Earlier this year Sentance predicted relatively good growth in the EU for 2016. So will that have a bearing on the upcoming referendum?

“Europe has been portrayed as a negative factor economically because of the euro crisis and because we look at some of the poorly performing economies like Greece and Italy, and indeed France. But look at the broader EU, and a lot of the economy is performing relatively well. We perhaps don’t hear enough about that.”

We can't isolate ourselves from the rest of the world

He highlights Germany’s success, Swedish growth that has been outpacing our own, and even Spain – now one of the fastest growing European countries.

“It’s fair to say that the performance of European economies has diverged, but that’s not so much to do with the euro or the EU, it’s to do with the national policies of the governments in those countries,” he adds.

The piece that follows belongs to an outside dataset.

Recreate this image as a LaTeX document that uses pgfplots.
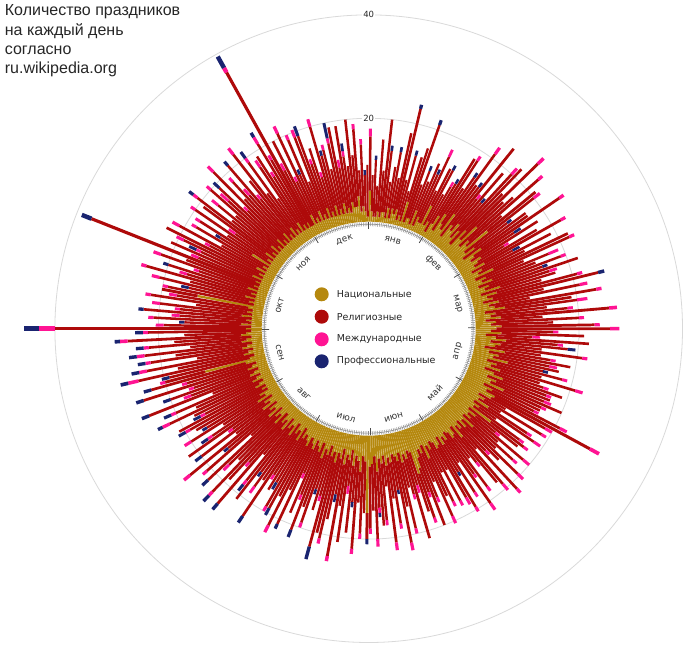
\documentclass[border=0pt]{standalone}
\usepackage{pgfplots}
\pgfplotsset{compat=1.18}
\usepackage{pgfplotstable}
\usepackage{fontspec}
\setmainfont{DejaVu Sans}
\newfontfamily\titlefont{Liberation Sans}
\definecolor{natc}{HTML}{B5880E}
\definecolor{relc}{HTML}{AE0A0A}
\definecolor{intc}{HTML}{FF1493}
\definecolor{proc}{HTML}{1A2470}

\pgfplotstableread{
d n r i p
0 6 10.5 1.5 0
1 2 7 0 0
2 1 11 0 0.8
3 1 6 0 0
4 2 14 0 0
5 1 9 0 0
6 2 18 0 0
7 2 12 0 1
8 1 7 0 0
9 3 8 0 0
10 1 13 0 1
11 3 6 0 0
12 2 16 0 0
13 3 20 0 0.8
14 1 8 0 0
15 2 12 0 1
16 1 6 0 0
17 5 9 0 0
18 1 15 0 0
19 2 19 0 1
20 2 7 0 0
21 1 11 0 1
22 4 6 0 0
23 1 13 0 0
24 3 9 0 1
25 2 14 1.5 0
26 2 7 0 0
27 6 8 0 0
28 2 12 0 1
29 3 6 0 0
30 1 10 1 0
31 3 9 0 1
32 5 13 0 0
33 2 16 1 0
34 6 6 0 0
35 4 11 0 1
36 3 18 1.5 0
37 7 7 0 0
38 2 12 0 1
39 5 19 0 0
40 4 8 1 0
41 6 13 0 0
42 3 9 0 1
43 5 15 1.5 0
44 2 20 0 0
45 6 10 0 0
46 4 21 1.5 0
47 8 7 0 0
48 3 14 0 0
49 5 18 1 0
50 4 9 0 0
51 9 12 0 0
52 3 17 1.5 0
53 5 8 0 1
54 2 15 0 0
55 6 11 0 0
56 4 20 1 0
57 3 10 0 1.5
58 5 13 0 0
59 4 6 1 0
60 3 14 0 0
61 5 17 1 0
62 2 9 0 1.5
63 4 15 0 0
64 3 10 0 0
65 6 16 0 0
66 2 20 1 0
67 4 8 0 0
68 3 14 2 0
69 5 9 0 0
70 2 17 1 0
71 4 11 0 1
72 3 19 0 0
73 6 10 1.5 0
74 2 15 0 0
75 5 9 0 0
76 3 18 1 0
77 4 21 0 1.2
78 2 12 0 0
79 5 16 1.5 0
80 3 8 0 0
81 4 20 1 0
82 6 13 0 0
83 2 18 2 0
84 4 10 0 0
85 3 15 1 0
86 5 21 1.5 0
87 2 11 0 0
88 4 16 1 0
89 3 12 0 0
90 5 18 1 0
91 4 22 1.8 0
92 3 12 1 0
93 5 16 0 0
94 2 9 1.5 0
95 4 18 0 0
96 6 10 1 0
97 3 15 0 1.5
98 5 8 0 0
99 4 17 1 0
100 2 11 0 0
101 6 9 1 0
102 3 16 0 0
103 5 10 1.5 0
104 4 13 0 0
105 7 7 0 1
106 3 15 1 0
107 5 9 0 0
108 4 17 1.5 0
109 6 8 0 0
110 3 12 1 0
111 5 14 0 0
112 7 9 1 0
113 4 13 0 0
114 6 10 1.5 0
115 5 15 0 0
116 8 8 1 0
117 4 12 0 0
118 6 9 1 0
119 5 16 1.5 0
120 7 21 2 0
121 6.5 12 1.5 0
122 4 6 0 0
123 5.5 13 1 0
124 4.5 5 0 0
125 7 9 1 0
126 4 14 1.5 0
127 5.5 4 0 0
128 4.5 11 1 0
129 9 8 1 0
130 4 12 0 0
131 6 5 1 0
132 4.5 14 1.5 0
133 5.5 7 0 0
134 4 13 1 0
135 7 6 0 0
136 4.5 15 1.5 0
137 6 9 0 0
138 4 8 1 0
139 5.5 16 1 0
140 4.5 6 0 0
141 7 12 1.5 0
142 4 14 0 0
143 5.5 7 1 0
144 6 5 0 0
145 4.5 13 1 0
146 4 10 0.8 0
147 5.5 15 1.5 0
148 4.5 6 0 0
149 6 11 1 0
150 4 8 0 0.8
151 5.5 14 1 0
152 6 11 1.5 0
153 4.5 6 0 0
154 4 13 1 0
155 5.5 5 0 0
156 4.5 12 1 0
157 7 8 0 0
158 4 15 1.5 0
159 5.5 6 0 0
160 4.5 10 1 0
161 6 14 0 0
162 8 5 1 0
163 9 9 1 0
164 4.5 12 0 0
165 4 7 1.5 0
166 5.5 16 0 0
167 4.5 8 1 0
168 6 5 0 0
169 4 15 1 0
170 5.5 9 0 0
171 4.5 17 1.5 0
172 4 7 0 0.8
173 5.5 12 1 0
174 4.5 8 0 0
175 6 15 1.5 0
176 4 6 0 0
177 5.5 11 1 0
178 4.5 13 0 0
179 7 7 1 0.8
180 4 16 1.5 0
181 5.5 9 0 0
182 6 12 1 0
183 15 5 0 1
184 5 10 0 0
185 4 15 1 0
186 7 6 0 0
187 5 17 1 0
188 4 9 0 1
189 6 13 0 0
190 3 7 1.5 0
191 5 16 0 0
192 4 10 0 0
193 6 18 1 0
194 3 9 0 1.5
195 5 12 0 0
196 4 17 1 0
197 6 14 0 0
198 4 19 0 2.5
199 5 8 1 0
200 3 13 0 0
201 5 7 0 1
202 4 15 1 0
203 6 10 0 0
204 3 18 0 1.5
205 5 9 1 0
206 4 14 0 0
207 3 7 1 0
208 5 16 0 1
209 4 10 0 0
210 3 19 1.5 0
211 5 11 0 0
212 4 15 0 1.5
213 3 16 1 0
214 4 10 0 1.5
215 2 14 0 0
216 5 8 1 0
217 3 20 0 1.5
218 4 11 0 0
219 2 15 1.5 0
220 5 9 0 1
221 3 18 0 0
222 4 13 1 1.5
223 2 9 0 0
224 5 19 0 1.5
225 3 11 1 0
226 4 15 0 0
227 2 21 1 1.5
228 5 10 0 0
229 3 14 1.5 0
230 4 18 0 1.5
231 2 8 0 0
232 5 16 1 0
233 3 12 0 1
234 4 20 1.5 0
235 2 10 0 0
236 5 15 0 1.5
237 3 9 1 0
238 4 18 0 0
239 2 14 1 1.5
240 5 8 0 0
241 3 17 1.5 0
242 4 12 0 1
243 2 16 0 0
244 3 16 1 1.5
245 2 19 0 0
246 4 11 1 1.5
247 3 14 0 0
248 2 20 1.5 1
249 4 12 0 0
250 3 17 1 1.5
251 2 10 0 0
252 4 21 0 1.5
253 3 13 1.5 0
254 2 18 0 1.5
255 4 11 1 0
256 3 22 0 1.5
257 2 14 1 0
258 4 19 0 1.5
259 12 8 1 0
260 3 16 0 1.5
261 2 23 2 1.5
262 4 13 0 0
263 3 20 1.5 1.5
264 2 11 0 0
265 4 18 1 1.5
266 3 14 0 0
267 2 21 1.5 1.5
268 4 10 0 0
269 3 19 1 1.5
270 2 15 0 0
271 4 22 1.5 1
272 3 12 0 0
273 2 20 1 1.5
274 3 37 3 2.9
275 2 17 1.5 0
276 4 11 0 1
277 2 19 1 0
278 3 13 1.5 0
279 2 21 0 1
280 4 12 1 0
281 2 18 1.5 0
282 3 10 0 0
283 2 20 1 0
284 3 14 1.5 0
285 13 7 0 0
286 2 17 1 0
287 3 12 0 1.5
288 2 19 1.5 0
289 4 11 0 0
290 2 22 1 0
291 3 13 1.5 0
292 2 18 0 1
293 4 10 1 0
294 2 20 1.5 0
295 3 14 0 0
296 2 35 0 2
297 3 12 1.5 0
298 2 19 0 0
299 4 11 1 1.5
300 2 17 1.5 0
301 3 20 0 0
302 2 12 1 0
303 4 17 1.5 0
304 2 10 0 0
305 3 15 1 0
306 2 11 0 1
307 6 12 1 0
308 2 10 0 0
309 3 17 1 0
310 2 9 1.5 0
311 4 15 0 0
312 2 19 1 1
313 3 10 0 0
314 2 15 1.5 0
315 4 9 0 0
316 2 18 1 0
317 3 13 2 0
318 2 17 0 1.5
319 4 8 1 0
320 2 20 1.5 0
321 3 11 0 0
322 2 16 1 0
323 4 10 1.5 0
324 2 19 0 1
325 3 9 1 0
326 2 14 0 0
327 4 18 1.5 0
328 2 10 0 0
329 3 16 1 1.5
330 2 8 0 0
331 4 13 1.5 0
332 2 17 0 0
333 3 11 1 0
334 2 19 1.5 1
335 3 14 1 0
336 2 34 1 2.5
337 2 12 1.5 0
338 4 16 0 0
339 2 9 1 0
340 3 18 1.5 0
341 2 10 0 1
342 4 15 1 0
343 2 8 0 0
344 3 16 1.5 0
345 2 17 0 2
346 4 9 1 0
347 2 14 0 0
348 3 7 1 0
349 2 18 1.5 0
350 4 10 0 1
351 2 13 1 0
352 3 8 0 0
353 2 14 1 3
354 4 15 0 0
355 2 9 1.5 0
356 3 16 0 0
357 2 11 1 1.5
358 4 7 0 0
359 3 17 0 0
360 3 10 0 0
361 5 13 1 0
362 2 8 0 0
363 3 12 1 0
364 2 7 0 1
365 1 10 0 0
}\hdata

\pgfplotstableread{
m z
0 0
31 0
60 0
91 0
121 0
152 0
182 0
213 0
244 0
274 0
305 0
335 0
}\mstart

\newcommand{\ang}{((\thisrow{d}+0.5)*360/366)}

\begin{document}
\begin{tikzpicture}
\begin{axis}[
  width=700pt, height=658pt, scale only axis,
  xmin=-368.7, xmax=331.3, ymin=-329.3, ymax=328.7,
  hide axis, clip=false,
  point meta min=0, point meta max=1000,
]
% full frame as bounding box
\path (rel axis cs:0,0) rectangle (rel axis cs:1,1);
% grid circles
\draw[black!15, line width=0.8pt] (axis cs:0,0) circle[radius=210.4];
\draw[black!15, line width=0.8pt] (axis cs:0,0) circle[radius=313.8];

% national
\addplot[natc, mark=none,
  point meta={107+5.17*\thisrow{n}/2},
  quiver={u={5.17*\thisrow{n}*sin(\ang)}, v={5.17*\thisrow{n}*cos(\ang)},
    every arrow/.append style={line width=0.016pt*\pgfplotspointmetatransformed}}]
  table[x expr={107*sin(\ang)}, y expr={107*cos(\ang)}] {\hdata};
% religious
\addplot[relc, mark=none,
  point meta={107+5.17*(\thisrow{n}+\thisrow{r}/2)},
  quiver={u={5.17*\thisrow{r}*sin(\ang)}, v={5.17*\thisrow{r}*cos(\ang)},
    every arrow/.append style={line width=0.0152pt*\pgfplotspointmetatransformed}}]
  table[x expr={(107+5.17*\thisrow{n})*sin(\ang)}, y expr={(107+5.17*\thisrow{n})*cos(\ang)}] {\hdata};
% international
\addplot[intc, mark=none,
  point meta={107+5.17*(\thisrow{n}+\thisrow{r}+\thisrow{i}/2)},
  quiver={u={5.17*\thisrow{i}*sin(\ang)}, v={5.17*\thisrow{i}*cos(\ang)},
    every arrow/.append style={line width=0.0146pt*\pgfplotspointmetatransformed}}]
  table[x expr={(107+5.17*(\thisrow{n}+\thisrow{r}))*sin(\ang)}, y expr={(107+5.17*(\thisrow{n}+\thisrow{r}))*cos(\ang)}] {\hdata};
% professional
\addplot[proc, mark=none,
  point meta={107+5.17*(\thisrow{n}+\thisrow{r}+\thisrow{i}+\thisrow{p}/2)},
  quiver={u={5.17*\thisrow{p}*sin(\ang)}, v={5.17*\thisrow{p}*cos(\ang)},
    every arrow/.append style={line width=0.0146pt*\pgfplotspointmetatransformed}}]
  table[x expr={(107+5.17*(\thisrow{n}+\thisrow{r}+\thisrow{i}))*sin(\ang)}, y expr={(107+5.17*(\thisrow{n}+\thisrow{r}+\thisrow{i}))*cos(\ang)}] {\hdata};

% inner ring with day ticks
\draw[black!45, line width=0.6pt] (axis cs:0,0) circle[radius=104.5];
\addplot[black!45, mark=none, line width=0.5pt,
  quiver={u={4*sin(\thisrow{d}*360/366)}, v={4*cos(\thisrow{d}*360/366)}}]
  table[x expr={102.5*sin(\thisrow{d}*360/366)}, y expr={102.5*cos(\thisrow{d}*360/366)}] {\hdata};
\addplot[black!70, mark=none, line width=0.8pt,
  quiver={u={7*sin(\thisrow{m}*360/366)}, v={7*cos(\thisrow{m}*360/366)}}]
  table[x expr={99.5*sin(\thisrow{m}*360/366)}, y expr={99.5*cos(\thisrow{m}*360/366)}] {\mstart};

% month labels
\begin{scope}[every node/.style={font=\fontsize{9}{10}\selectfont, text=black!80, inner sep=0pt}]
\node[rotate=-15.25] at (axis cs:{92*sin(15.25)},{92*cos(15.25)}) {янв};
\node[rotate=-44.75] at (axis cs:{92*sin(44.75)},{92*cos(44.75)}) {фев};
\node[rotate=-74.26] at (axis cs:{92*sin(74.26)},{92*cos(74.26)}) {мар};
\node[rotate=75.74] at (axis cs:{92*sin(104.26)},{92*cos(104.26)}) {апр};
\node[rotate=45.74] at (axis cs:{92*sin(134.26)},{92*cos(134.26)}) {май};
\node[rotate=15.74] at (axis cs:{92*sin(164.26)},{92*cos(164.26)}) {июн};
\node[rotate=-14.26] at (axis cs:{92*sin(194.26)},{92*cos(194.26)}) {июл};
\node[rotate=-44.75] at (axis cs:{92*sin(224.75)},{92*cos(224.75)}) {авг};
\node[rotate=-74.75] at (axis cs:{92*sin(254.75)},{92*cos(254.75)}) {сен};
\node[rotate=75.25] at (axis cs:{92*sin(284.75)},{92*cos(284.75)}) {окт};
\node[rotate=45.25] at (axis cs:{92*sin(314.75)},{92*cos(314.75)}) {ноя};
\node[rotate=15.25] at (axis cs:{92*sin(344.75)},{92*cos(344.75)}) {дек};
\end{scope}

% grid labels
\node[fill=white, inner sep=1pt, font=\fontsize{8.5}{9}\selectfont, text=black!85] at (axis cs:0,210.4) {20};
\node[fill=white, inner sep=1pt, font=\fontsize{8.5}{9}\selectfont, text=black!85] at (axis cs:0,313.8) {40};

% legend
\fill[natc] (axis cs:-47,34.4) circle[radius=7];
\fill[relc] (axis cs:-47,12) circle[radius=7];
\fill[intc] (axis cs:-47,-10.6) circle[radius=7];
\fill[proc] (axis cs:-47,-32.6) circle[radius=7];
\begin{scope}[every node/.style={anchor=west, inner sep=0pt, font=\fontsize{9.5}{11}\selectfont, text=black!85}]
\node at (axis cs:-32,34.4) {Национальные};
\node at (axis cs:-32,12) {Религиозные};
\node at (axis cs:-32,-10.6) {Международные};
\node at (axis cs:-32,-32.6) {Профессиональные};
\end{scope}

% title
\node[anchor=north west, align=left, inner sep=0pt, text=black!85,
  font=\titlefont\fontsize{16}{19.3}\selectfont] at (axis cs:-364,324)
  {Количество праздников\\на каждый день\\согласно\\ru.wikipedia.org};
\end{axis}
\end{tikzpicture}
\end{document}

Nevertheless, Sentance believes that the debate is shaped by the hangover from the global financial crisis. “It has coloured people’s opinions and made them worry about negative influences that could flow from our relationships with other countries,” he says. “But I think we have to be realistic about that – we can’t isolate ourselves from the rest of the world.

“We’re in a very integrated global economy, and we’re probably going to be subject to more buffeting from what’s going on in the rest of the world. But we have to be prepared to live with that and the long-term benefits outweigh the negatives.

“We have to choose the relationship that we want to have and work out what’s going to be the most beneficial for the UK.”